You could actually have it easy both ways.
http://download.eclipse.org/stats/helios/somejar-versionid
http://download.eclipse.org/stats/webtools/somejar-versionid
When using the Download Stats UI, searching for "somejar-versionid"
will return both URLs, and can be grouped into a single result.
Obviously, searching for /stats/webtools/somejar-versionid
will return only those results in the webtools directory.
BTW: no need to pollute the URL with "/releases" unless you're keen on
maintaining consistency with the location of the file on
download.eclipse.org. /helios/somejar should work, and will still
allow you to separate the two service releases, /helios/sr1/somejar and
/helios/sr2/somejar.
Denis
On 05/19/2010 11:12 PM, John Arthorne wrote:
Adding an indicator of the
repository
source should be fine. It means a little bit of extra work to collate
the
statistics to find out the total download count, but if you really want
to know what repository downloads are coming from, I don't see why not.
doh. Of course. Thanks for the clarification on 'feature'.
One more question/recommendation ...
I think we should, by convention, add the "repo uri" to the repo
specific part?
http://download.eclipse.org/stats</repo/uri>
so for example ... we'd have
http://download.eclipse.org/stats/releases/helios
for the common repo ... but could use
http://download.eclipse.org/stats/webtools/repository
for webtools specific artifact repositories.
It would be the same amount of data coming back to eclipse.org, but
would
help tell which
repositories were in use ... in those cases where things are available
in multiple repos.
Make sense? Any reason not to?
Thanks again.
David Williams wrote on 05/19/2010 03:11:49 PM:
> The more technical question, the directions say, "You can
pick one
> plugin in your feature for example "
> Does it have to be a plugin? Could it not be the
"...feature.group"?
> Was there a reason the instructions say "plugin"? For example,
is
> there a trick to include a "tracking plugin" in a feature?

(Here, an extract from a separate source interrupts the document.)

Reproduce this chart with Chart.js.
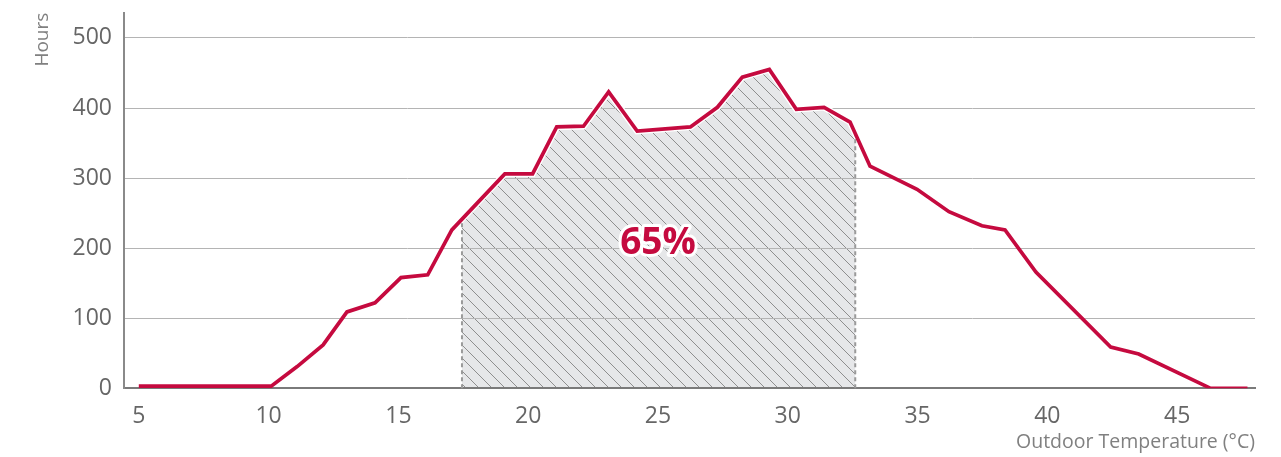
<!DOCTYPE html>
<html>
<head>
<meta charset="utf-8">
<script src="https://cdn.jsdelivr.net/npm/chart.js@4.4.1/dist/chart.umd.min.js"></script>
<style>
  html, body { margin: 0; padding: 0; background: #fff; overflow: hidden; }
  canvas { display: block; }
</style>
</head>
<body>
<canvas id="c" width="1281" height="457"></canvas>
<script>
// ---- Data ----
const temperatures = [5.0, 10.1, 11.1, 12.1, 13.02, 14.1, 15.1, 16.13, 17.06, 19.1, 20.17, 21.1, 22.13, 23.1, 24.2, 26.25, 27.29, 28.25, 29.29, 30.33, 31.4, 32.4, 33.17, 34.98, 36.21, 37.48, 38.37, 39.56, 42.44, 43.52, 46.29, 47.71];
const hours        = [3,   3,    31,   62,   109,   122,  158,  162,   226,   306,  306,   373,  374,   423,  367,  373,   401,   444,   455,   398,   401,  380,  317,   284,   252,   232,   226,   166,   59,    49,    0,     0];
const xTickValues = [5, 10, 15, 20, 25, 30, 35, 40, 45];
const yTickValues = [0, 100, 200, 300, 400, 500];
const shadedRange = [17.45, 32.6];
const shadedLabel = '65%';
const shadedLabelAt = [25, 207];
const xTitle = 'Outdoor Temperature (°C)';
const yTitle = 'Hours';

const RED = '#c50a3f';
const FONT = '"Open Sans", "DejaVu Sans", sans-serif';

// hatch pattern
function makePattern(ctx) {
  const s = 13;
  const pc = document.createElement('canvas');
  pc.width = s; pc.height = s;
  const g = pc.getContext('2d');
  g.fillStyle = '#e6e7e9';
  g.fillRect(0, 0, s, s);
  g.strokeStyle = '#8e8e8e';
  g.lineWidth = 1;
  g.beginPath();
  g.moveTo(-1, -1); g.lineTo(s + 1, s + 1);
  g.moveTo(-1, s - 1); g.lineTo(1, s + 1);
  g.moveTo(s - 1, -1); g.lineTo(s + 1, 1);
  g.stroke();
  return ctx.createPattern(pc, 'repeat');
}

function curveYAt(pts, px) {
  for (let i = 0; i < pts.length - 1; i++) {
    const a = pts[i], b = pts[i + 1];
    if (px >= a.x && px <= b.x) {
      const t = (px - a.x) / (b.x - a.x);
      return a.y + t * (b.y - a.y);
    }
  }
  return pts[pts.length - 1].y;
}

const shadePlugin = {
  id: 'shade',
  beforeDraw(chart) {
    const ctx = chart.ctx;
    const pts = chart.getDatasetMeta(0).data;
    const xs = chart.scales.x, ys = chart.scales.y;
    const x0 = xs.getPixelForValue(shadedRange[0]);
    const x1 = xs.getPixelForValue(shadedRange[1]);
    const base = ys.getPixelForValue(0);
    ctx.save();
    ctx.beginPath();
    ctx.rect(x0, chart.chartArea.top, x1 - x0, base - chart.chartArea.top);
    ctx.clip();
    ctx.beginPath();
    ctx.moveTo(pts[0].x, base);
    pts.forEach(p => ctx.lineTo(p.x, p.y));
    ctx.lineTo(pts[pts.length - 1].x, base);
    ctx.closePath();
    ctx.fillStyle = makePattern(ctx);
    ctx.fill();
    ctx.restore();
  },
  beforeDatasetsDraw(chart) {
    const ctx = chart.ctx;
    const pts = chart.getDatasetMeta(0).data;
    const xs = chart.scales.x, ys = chart.scales.y;
    const x0 = xs.getPixelForValue(shadedRange[0]);
    const x1 = xs.getPixelForValue(shadedRange[1]);
    const base = ys.getPixelForValue(0);
    ctx.save();
    ctx.beginPath();
    ctx.rect(x0 - 2, chart.chartArea.top, x1 - x0 + 4, base - chart.chartArea.top);
    ctx.clip();
    ctx.beginPath();
    pts.forEach((p, i) => i ? ctx.lineTo(p.x, p.y) : ctx.moveTo(p.x, p.y));
    ctx.strokeStyle = '#ffffff';
    ctx.lineWidth = 6.5;
    ctx.lineJoin = 'miter';
    ctx.stroke();
    ctx.restore();
    ctx.save();
    ctx.setLineDash([4, 3]);
    ctx.strokeStyle = '#9a9a9a';
    ctx.lineWidth = 2;
    [x0, x1].forEach(px => {
      ctx.beginPath();
      ctx.moveTo(px, base);
      ctx.lineTo(px, curveYAt(pts, px) + 2);
      ctx.stroke();
    });
    ctx.restore();
  },
  afterDatasetsDraw(chart) {
    const ctx = chart.ctx;
    const xs = chart.scales.x, ys = chart.scales.y;
    const px = xs.getPixelForValue(shadedLabelAt[0]);
    const py = ys.getPixelForValue(shadedLabelAt[1]);
    ctx.save();
    ctx.font = 'bold 37px ' + FONT;
    ctx.textAlign = 'center';
    ctx.textBaseline = 'middle';
    ctx.lineJoin = 'round';
    ctx.strokeStyle = '#ffffff';
    ctx.lineWidth = 6;
    ctx.strokeText(shadedLabel, px, py);
    ctx.fillStyle = RED;
    ctx.fillText(shadedLabel, px, py);
    ctx.restore();
  }
};

new Chart(document.getElementById('c'), {
  type: 'line',
  data: {
    datasets: [{
      data: temperatures.map((t, i) => ({ x: t, y: hours[i] })),
      borderColor: RED,
      borderWidth: 3.7,
      pointRadius: 0,
      tension: 0,
      fill: false,
      borderJoinStyle: 'miter'
    }]
  },
  options: {
    responsive: false,
    animation: false,
    events: [],
    layout: { padding: { top: 12.7, right: 26, left: 0, bottom: 0 } },
    plugins: { legend: { display: false }, tooltip: { enabled: false } },
    scales: {
      x: {
        type: 'linear',
        min: 4.43,
        max: 48,
        afterBuildTicks: s => { s.ticks = xTickValues.map(v => ({ value: v })); },
        afterFit: s => { s.height = 68.7; s.paddingLeft = 0; s.paddingRight = 0; },
        grid: { display: false, drawTicks: false },
        border: { display: true, color: '#7a7a7a', width: 2 },
        ticks: { color: '#666666', font: { family: FONT, size: 23 }, padding: 14.6, maxRotation: 0 },
        title: {
          display: true, text: xTitle, align: 'end', color: '#808080',
          font: { family: FONT, size: 19.5 }, padding: { top: 0, bottom: 2.5 }
        }
      },
      y: {
        min: 0,
        max: 536,
        afterBuildTicks: s => { s.ticks = yTickValues.map(v => ({ value: v })); },
        afterFit: s => { s.width = 124; s.paddingTop = 0; s.paddingBottom = 0; },
        grid: { color: '#b4b4b4', lineWidth: 1, drawTicks: false },
        border: { display: true, color: '#8a8a8a', width: 2 },
        ticks: { color: '#666666', font: { family: FONT, size: 23 }, padding: 12 },
        title: {
          display: true, text: yTitle, align: 'end', color: '#808080',
          font: { family: FONT, size: 19 }, padding: { top: 31.6, bottom: 0 }
        }
      }
    }
  },
  plugins: [shadePlugin]
});
</script>
</body>
</html>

The "..feature.group" is in the metadata but is not an artifact
(something that is downloaded during install). There is an artifact
containing
the feature.xml file that could be used though. Feature artifacts
something like this:
<artifact classifier='org.eclipse.update.feature'
id='org.eclipse.sdk'
version='...'
The stats mechanism works the same on any artifact. So, you could use
the
artifact for either a feature or plugin with the same effect.